Lorenz system is
\begin{equation*} \begin{cases} x' = -\sigma x + \sigma y \\ y' = x \left (r - z \right ) - y \\ z' = xy - bz \end{cases} \end{equation*} where $\sigma = 10, b = \frac{8}{3}$
I am trying to find out what occurs with the Lorenz system when $r$ changes from $r < 13.926$ to $r >13.926.$ In some literature, it is said that the attractor of the curve should change: if the curve was attracted to point $\left (\sqrt{b\left(r -1\right )}, \sqrt{b\left(r -1\right )}, r - 1 \right )$ then now it should attract to $\left (-\sqrt{b\left(r -1\right )}, -\sqrt{b\left(r -1\right )}, r - 1 \right).$ Nevertheless my experiments shows that it is not true.
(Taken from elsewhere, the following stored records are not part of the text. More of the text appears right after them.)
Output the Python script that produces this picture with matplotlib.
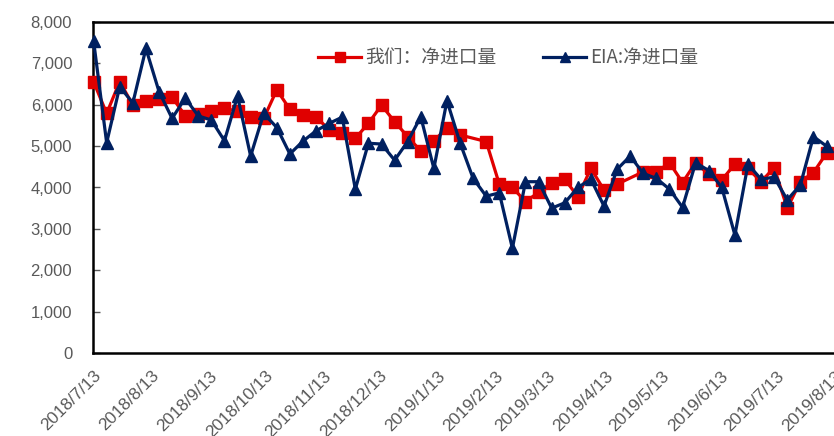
import matplotlib
matplotlib.use("Agg")
import matplotlib.pyplot as plt
import matplotlib.dates as mdates
import numpy as np
import datetime as dt

plt.rcParams['font.family'] = ['Noto Sans CJK SC', 'DejaVu Sans']

start = dt.date(2018, 7, 13)
dates = [start + dt.timedelta(days=7 * i) for i in range(57)]

ours = [6560, 5790, 6560, 5990, 6080, 6130, 6180, 5740, 5780, 5850,
        5910, 5850, 5700, 5670, 6360, 5890, 5750, 5710, 5390, 5320,
        5190, 5550, 5990, 5590, 5230, 4880, 5120, 5450, 5270, None,
        5110, 4080, 4000, 3660, 3880, 4120, 4200, 3780, 4460, 3940,
        4080, None, 4380, 4370, 4600, 4120, 4600, 4320, 4180, 4570,
        4460, 4140, 4480, 3500, 4140, 4360, 4830]

eia = [7550, 5080, 6440, 6040, 7360, 6320, 5670, 6160, 5730, 5630,
       5130, 6210, 4760, 5790, 5450, 4810, 5120, 5370, 5550, 5700,
       3960, 5070, 5050, 4660, 5110, 5710, 4460, 6100, 5080, 4220,
       3790, 3870, 2530, 4140, 4140, 3500, 3630, 4000, 4200, 3550,
       4440, 4760, 4340, 4220, 3960, 3520, 4600, 4410, 4000, 2850,
       4560, 4200, 4250, 3700, 4060, 5230, 5000]

tick_dates = [dt.date(2018 + (6 + k) // 12, (6 + k) % 12 + 1, 13) for k in range(14)]
tick_labels = [f"{d.year}/{d.month}/{d.day}" for d in tick_dates]
y_ticks = [0, 1000, 2000, 3000, 4000, 5000, 6000, 7000, 8000]

series_names = ["我们：净进口量", "EIA:净进口量"]

W, H = 834, 436
fig = plt.figure(figsize=(W / 100, H / 100), dpi=100)
ax_left, ax_bottom, ax_w, ax_h = 93, 436 - 353, 741, 331
ax = fig.add_axes([ax_left / W, ax_bottom / H, ax_w / W, ax_h / H])

red = '#E00000'
navy = '#002060'
gray = '#595959'

# red series: connect across missing weeks
rd = [d for d, v in zip(dates, ours) if v is not None]
rv = [v for v in ours if v is not None]
l1, = ax.plot(rd, rv, color=red, lw=2.3, marker='s', ms=8, mec=red, mfc=red,
              label=series_names[0], clip_on=False, zorder=3)
l2, = ax.plot(dates, eia, color=navy, lw=2.3, marker='^', ms=9, mec=navy, mfc=navy,
              label=series_names[1], clip_on=False, zorder=4)

x0 = mdates.date2num(start)
ax.set_xlim(x0 - 0.3, x0 + 393.8)
ax.set_ylim(0, 8000)

ax.set_yticks(y_ticks)
ax.set_yticklabels([f"{v:,}" for v in y_ticks], fontsize=12, color=gray,
                   family=['Liberation Sans', 'DejaVu Sans'])
ax.tick_params(axis='y', direction='in', length=5, width=1, color=gray, pad=15)

ax.set_xticks([mdates.date2num(d) for d in tick_dates])
ax.set_xticklabels(tick_labels, rotation=45, ha='right', va='top',
                   rotation_mode='anchor', fontsize=12.5, color=gray,
                   family=['Liberation Sans', 'DejaVu Sans'])
ax.tick_params(axis='x', length=0, pad=11)

for s in ['left', 'top', 'bottom']:
    ax.spines[s].set_linewidth(1.8)
    ax.spines[s].set_color('black')
ax.spines['right'].set_visible(False)

leg = ax.legend(handles=[l1, l2], loc='center', bbox_to_anchor=(0.560, 0.891),
                ncol=2, frameon=False, fontsize=13.5, handlelength=2.3,
                columnspacing=2.5, handletextpad=0.2, labelcolor=gray,
                markerscale=0.85)

fig.savefig('out.png', dpi=100)
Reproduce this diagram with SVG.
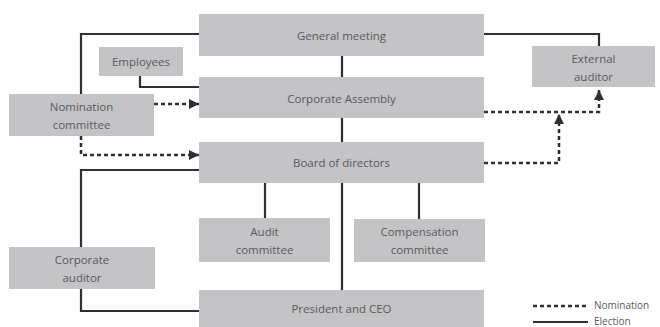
<svg xmlns="http://www.w3.org/2000/svg" width="660" height="327" viewBox="0 0 660 327">
<style>
.box{fill:#c4c3c5}
.t{font-family:"Open Sans","Noto Sans",sans-serif;font-size:11.5px;fill:#5a5a5c;text-anchor:middle;dominant-baseline:central}
.lg{font-family:"Open Sans","Noto Sans",sans-serif;font-size:10px;fill:#5a5a5c;dominant-baseline:central}
.solid{fill:none;stroke:#2e3038;stroke-width:2.2}
.dot{fill:none;stroke:#2e3038;stroke-width:2.5;stroke-dasharray:4 3}
</style>
<defs>
<marker id="ah" viewBox="0 0 10 10" refX="10" refY="5" markerWidth="10" markerHeight="10" markerUnits="userSpaceOnUse" orient="auto">
<path d="M0,0 L10,5 L0,10 Z" fill="#2e3038"/>
</marker>
</defs>
<g id="connectors">
<path class="solid" d="M199,34 H81 V94"/>
<path class="solid" d="M140,76 V87 H199"/>
<path class="solid" d="M342,56 V77"/>
<path class="solid" d="M342,118 V142"/>
<path class="solid" d="M484,34 H599 V46"/>
<path class="solid" d="M199,170 H81 V247"/>
<path class="solid" d="M81,289 V311 H199"/>
<path class="solid" d="M265,183 V218"/>
<path class="solid" d="M419,183 V219"/>
<path class="solid" d="M342,183 V290"/>
<path class="dot" d="M154,104 H199" marker-end="url(#ah)"/>
<path class="dot" d="M81,136 V155 H199" marker-end="url(#ah)"/>
<path class="dot" d="M484,112 H599 V90" marker-end="url(#ah)"/>
<path class="dot" d="M484,163 H559 V114" marker-end="url(#ah)"/>
</g>
<g id="general-meeting"><rect class="box" x="199" y="14" width="285" height="42"/><text class="t" x="341.5" y="35">General meeting</text></g>
<g id="employees"><rect class="box" x="99" y="47" width="84" height="29"/><text class="t" x="141" y="61.5">Employees</text></g>
<g id="corporate-assembly"><rect class="box" x="199" y="77" width="285" height="41"/><text class="t" x="341.5" y="98">Corporate Assembly</text></g>
<g id="nomination-committee"><rect class="box" x="9" y="94" width="145" height="42"/><text class="t" x="81.5" y="106">Nomination</text><text class="t" x="81.5" y="124">committee</text></g>
<g id="external-auditor"><rect class="box" x="532" y="46" width="123" height="41"/><text class="t" x="593.5" y="58">External</text><text class="t" x="593.5" y="76">auditor</text></g>
<g id="board-of-directors"><rect class="box" x="199" y="142" width="285" height="41"/><text class="t" x="341.5" y="162.5">Board of directors</text></g>
<g id="audit-committee"><rect class="box" x="199" y="218" width="131" height="44"/><text class="t" x="264.5" y="231">Audit</text><text class="t" x="264.5" y="249">committee</text></g>
<g id="compensation-committee"><rect class="box" x="354" y="219" width="131" height="43"/><text class="t" x="419.5" y="231">Compensation</text><text class="t" x="419.5" y="249">committee</text></g>
<g id="corporate-auditor"><rect class="box" x="9" y="247" width="146" height="42"/><text class="t" x="82" y="259">Corporate</text><text class="t" x="82" y="277">auditor</text></g>
<g id="president-ceo"><rect class="box" x="199" y="290" width="285" height="37"/><text class="t" x="341.5" y="308.5">President and CEO</text></g>
<g id="legend">
<path class="dot" d="M533,306 H588" stroke-width="2"/>
<path class="solid" d="M533,322 H588"/>
<text class="lg" x="594" y="305">Nomination</text>
<text class="lg" x="594" y="321">Election</text>
</g>
</svg>
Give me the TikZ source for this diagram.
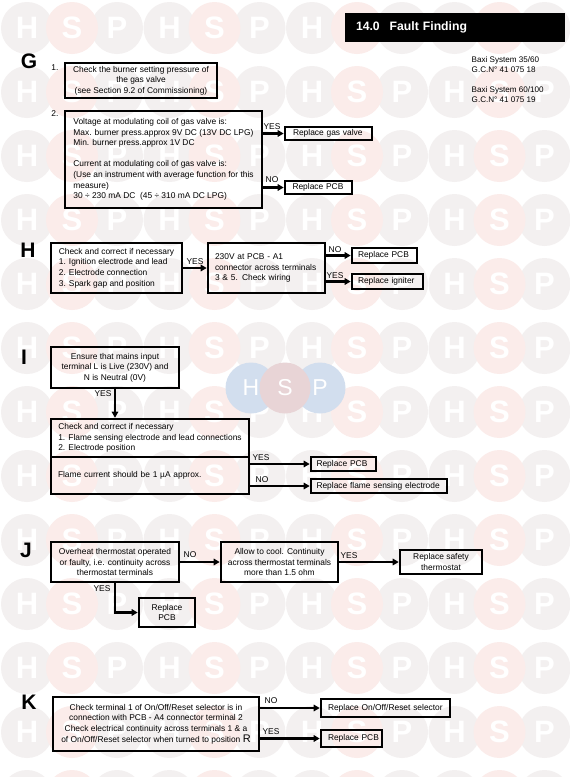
\documentclass[tikz,border=0pt]{standalone}
\usepackage{fontspec}
\setmainfont{Liberation Sans}
\usetikzlibrary{arrows.meta}
\definecolor{wmgray}{RGB}{243,240,240}
\definecolor{wmpink}{RGB}{251,236,234}
\definecolor{cblue}{RGB}{210,222,238}
\definecolor{cpink}{RGB}{232,212,214}
\newcommand{\txt}{\fontsize{8.4pt}{10.6pt}\selectfont}
\newcommand{\wmdisc}[4]{%
  \fill[#3] (#1,#2) circle[radius=26];
  \node[wmletter] at (#1,#2) {#4};}
\tikzset{
  x=1pt,y=-1pt,
  wmletter/.style={text=white,font=\fontsize{31pt}{31pt}\selectfont\bfseries,inner sep=0pt},
  cletter/.style={text=white,font=\fontsize{23pt}{23pt}\selectfont,inner sep=0pt},
  bx/.style={draw=black,line width=1.6pt,inner sep=0pt,font=\txt,align=center},
  lbx/.style={bx,align=left},
  side/.style={font=\fontsize{21pt}{21pt}\selectfont\bfseries,inner sep=0pt},
  yn/.style={font=\txt,inner sep=0pt},
  link/.style={line width=2.4pt,-{Triangle[length=6pt,width=6.5pt]},shorten >=0.5pt},
}
\begin{document}
\begin{tikzpicture}
\useasboundingbox (0,0) rectangle (570,777);
\fill[white] (0,0) rectangle (570,777);
% watermark grid
\foreach \r in {0,...,11}{
  \pgfmathsetmacro{\yy}{28+64*\r}
  \foreach \k in {0,1,2,3}{
    \pgfmathsetmacro{\xa}{27+142.5*\k}
    \pgfmathsetmacro{\xb}{72+142.5*\k}
    \pgfmathsetmacro{\xc}{117+142.5*\k}
    \wmdisc{\xa}{\yy}{wmgray}{H}
    \wmdisc{\xc}{\yy}{wmgray}{P}
    \wmdisc{\xb}{\yy}{wmpink}{S}
  }
}
% bottom row, only its upper edge is inside the page
\foreach \k in {0,1,2,3}{
  \pgfmathsetmacro{\xa}{27+142.5*\k}
  \pgfmathsetmacro{\xb}{72+142.5*\k}
  \pgfmathsetmacro{\xc}{117+142.5*\k}
  \fill[wmgray] (\xa,796) circle[radius=26];
  \fill[wmgray] (\xc,796) circle[radius=26];
  \fill[wmpink] (\xb,796) circle[radius=26];
}
% centre watermark
\fill[cblue] (251,388) circle[radius=25.5];
\fill[cblue] (320,388) circle[radius=25.5];
\fill[cpink] (285,388) circle[radius=25.5];
\node[cletter] at (251,388) {H};
\node[cletter] at (285,388) {S};
\node[cletter] at (320,388) {P};
% header
\node[fill=black,minimum width=220,minimum height=29,inner sep=0pt,text width=198,text=white,font=\fontsize{12.2pt}{14pt}\selectfont\bfseries] (head) at (455,27.5) {\raisebox{-4.5pt}{14.0\hspace{10pt}Fault Finding}};
\node[anchor=north west,inner sep=0pt,align=left,font=\fontsize{8.1pt}{10.2pt}\selectfont] (model) at (471.5,56.5) {Baxi System 35/60\\G.C.N° 41 075 18};
\node[anchor=north west,inner sep=0pt,align=left,font=\fontsize{8.1pt}{10.2pt}\selectfont] (modelb) at (471.5,86.5) {Baxi System 60/100\\G.C.N° 41 075 19};
% G
\node[side] (lg) at (29,61) {G};
\node[yn] (n1) at (55,68) {1.};
\node[yn] (n2) at (55,114) {2.};
\node[bx,minimum width=152,minimum height=35] (g1) at (141,80.5) {Check the burner setting pressure of\\the gas valve\\(see Section 9.2 of Commissioning)};
\node[lbx,minimum width=197,minimum height=97] (g2) at (163.5,159.5) {Voltage at modulating coil of gas valve is:\\Max. burner press.approx 9V DC (13V DC LPG)\\Min. burner press.approx 1V DC\\[10.6pt]Current at modulating coil of gas valve is:\\(Use an instrument with average function for this\\measure)\\30 ÷ 230 mA DC\ \ (45 ÷ 310 mA DC LPG)};
\node[lbx,minimum width=87,minimum height=13,text width=71] (g3) at (328.5,133.5) {\mbox{Replace gas valve}};
\node[lbx,minimum width=67,minimum height=13,text width=52] (g4) at (318.5,187.5) {\mbox{Replace PCB}};
\draw[link] (g2.east |- g3.west) -- (g3.west);
\draw[link] (g2.east |- g4.west) -- (g4.west);
\node[yn] (gy) at (272,126.5) {YES};
\node[yn] (gn) at (272,179.5) {NO};
% H
\node[side] (lh) at (28,250) {H};
\node[lbx,minimum width=131,minimum height=50] (h1) at (116.5,268) {Check and correct if necessary\\1. Ignition electrode and lead\\2. Electrode connection\\3. Spark gap and position};
\node[lbx,minimum width=117,minimum height=50,text width=103] (h2) at (266.5,268) {230V at PCB - A1\\\mbox{connector across terminals}\\3 \& 5. Check wiring};
\node[lbx,minimum width=65,minimum height=15,text width=53] (h3) at (384.5,255.5) {\mbox{Replace PCB}};
\node[lbx,minimum width=71,minimum height=15,text width=59] (h4) at (387.5,281.5) {\mbox{Replace igniter}};
\draw[link] (h1.east |- h2.west) -- (h2.west);
\draw[link] (h2.east |- h3.west) -- (h3.west);
\draw[link] (h2.east |- h4.west) -- (h4.west);
\node[yn] (hy) at (195,262) {YES};
\node[yn] (hn) at (335,250) {NO};
\node[yn] (hy2) at (335,276) {YES};
% I
\node[side] (li) at (24,357) {I};
\node[bx,minimum width=128,minimum height=41] (i1) at (115,367.5) {Ensure that mains input\\terminal L is Live (230V) and\\N is Neutral (0V)};
\node[lbx,minimum width=198,minimum height=38] (i2) at (150,438) {Check and correct if necessary\\1. Flame sensing electrode and lead connections\\2. Electrode position};
\node[lbx,minimum width=198,minimum height=37,text width=184] (i3) at (150,475.5) {Flame current should be 1 µA approx.};
\node[lbx,minimum width=65,minimum height=14,text width=54] (i4) at (343.5,464) {\mbox{Replace PCB}};
\node[lbx,minimum width=136,minimum height=14,text width=125] (i5) at (379,486) {\mbox{Replace flame sensing electrode}};
\draw[link] (i1.south) -- (i1.south |- i2.north);
\draw[link] (i3.east |- i4.west) -- (i4.west);
\draw[link] (i3.east |- i5.west) -- (i5.west);
\node[yn] (iy) at (103,394) {YES};
\node[yn] (iy2) at (261,457.5) {YES};
\node[yn] (in) at (262,480) {NO};
% J
\node[side] (lj) at (26,550) {J};
\node[bx,minimum width=128,minimum height=40] (j1) at (115,562) {Overheat thermostat operated\\or faulty, i.e. continuity across\\thermostat terminals};
\node[bx,minimum width=117,minimum height=40] (j2) at (279.5,562) {Allow to cool. Continuity\\across thermostat terminals\\more than 1.5 ohm};
\node[bx,minimum width=82,minimum height=24] (j3) at (441,562) {Replace safety\\thermostat};
\node[bx,minimum width=56,minimum height=29] (j4) at (167,612.5) {Replace\\PCB};
\draw[link] (j1.east) -- (j2.west);
\draw[link] (j2.east) -- (j3.west);
\draw[link] (j1.south) |- (j4.west);
\node[yn] (jn) at (190,555) {NO};
\node[yn] (jy) at (349,556) {YES};
\node[yn] (jy2) at (102,589) {YES};
% K
\node[side] (lk) at (29,702) {K};
\node[bx,minimum width=206,minimum height=54] (k1) at (156,724) {Check terminal 1 of On/Off/Reset selector is in\\connection with PCB - A4 connector terminal 2\\Check electrical continuity across terminals 1 \& a\\of On/Off/Reset selector when turned to position {\fontsize{11pt}{10.6pt}\selectfont R}};
\node[lbx,minimum width=129,minimum height=18,text width=115] (k2) at (385.5,708) {\mbox{Replace On/Off/Reset selector}};
\node[lbx,minimum width=61,minimum height=17,text width=47] (k3) at (351.5,738.5) {\mbox{Replace PCB}};
\draw[link] (k1.east |- k2.west) -- (k2.west);
\draw[link] (k1.east |- k3.west) -- (k3.west);
\node[yn] (kn) at (271,701) {NO};
\node[yn] (ky) at (271,732) {YES};
\end{tikzpicture}
\end{document}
For example, for if start point is $\left(-10, -10, 10\right )$ then the moment of attractor change is between $r=7$ and $r=8.$ So, what actually occurs when $r$ changes from $r < 13.926$ to $r >13.926$
It's not true that every orbit changes attractor when $r>13.926$. The "change" is mostly noticed around the origin.
These are the (approximate) basins of attraction of the two non trivial equilibrium points for $r=12$, in the section of the plane $\pi:\{(x, y, z): z=0, |x|<30,|y|<30\}$. The origin is at the center of the picture. Points in red are attracted by one equilibrium and points in blue are attracted by the other. Since the whole Lorenz system is symmetric around the origin, the basins are too.
And these are the basins in the same section for $r=14$. Note that most points are still attracted to the same equilibrium, but around the origin all points have switched attractor.